If you are going to replace the ball joints, now is the time. I rented a tool from Auto Zone to remove the ball joints but it was almost worthless. I had to use my creativeness and additional tools to get them out. This was one of those unexpected things. The problem with their tool is the attachments are either too large or too small to remove the lower ball joint. We went to several other auto parts stores and found the same problem with theirs. After scratching our heads, were able to hammer one side out. The other one I had to use a specialty tool (not special for this application) to get off the other side off.

 

Installing was easier, but when you do reinstall them (which the AutoZone kit did OK on), install the lower one first, it works better that way with their tool.

Now it is cutting time! First remove the the stock traction bar mount from the axle on the passenger side. Once you get this removed, place the new TBT bracket on the axle and check for fit up. We had to go back and trim a little more metal off the spring mount to get it to snug up square.

When you get it fitted correctly and evenly on the axle, line up the second bolt hole on TBT bracket where the swaybar mount attaches with the stock mount. Make sure that these holes line up. Also make sure that you will have clearance for the traction bar in front of the upper control arm mount on the passenger side. Assembly of the traction bar is necessary to check for fit. Once you do this you can tack the mount in place.

 

After you get this tacked, remove the stock swaybar mount. 

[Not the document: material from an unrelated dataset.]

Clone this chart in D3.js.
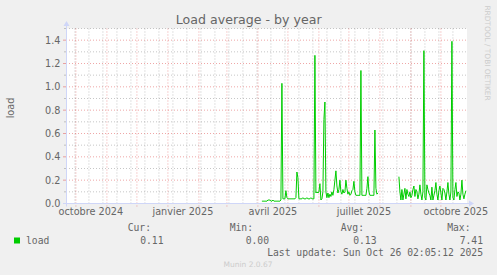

NOTE FROM TBT:  DO NOT REMOVE the stock swaybar mount.  The new bracket you are installing is designed to have the stock mount welded to the side of the bracket.  This is part of the intended design to provide support for the bracket. 

 

You may have to remove the stock swaybar mount before you tack the TBT bracket, but be sure to mark your location. When the stock mount is removed, double check the fit up and weld it. Weld around everywhere you are able to. You can never weld in to many areas, in my opinion. Watch the temperature on the axle and make sure you do not overheat it from the welding and cause it to warp. We let the axle cool after each weld.

 

A photo of the welded bracket, looking at the bracket from the end of the axle.

NOTE FROM STU:  I doctored the above photo a bit to show you were the factory sway bar mount should be (approximately) and as was mentioned, it should be welded to the new bracket. 

 

An overhead view of the welded bracket.  Be sure to wire brush or grind off any rust to help ensure a good weld.

 

A front view of the bracket.  Take your time during the welding process.  Good clean metal is essential to a quality weld.  Take the time to clean the old paint off of the axle tube. 

 

A photo of the bracket taken from the driver's end of the axle.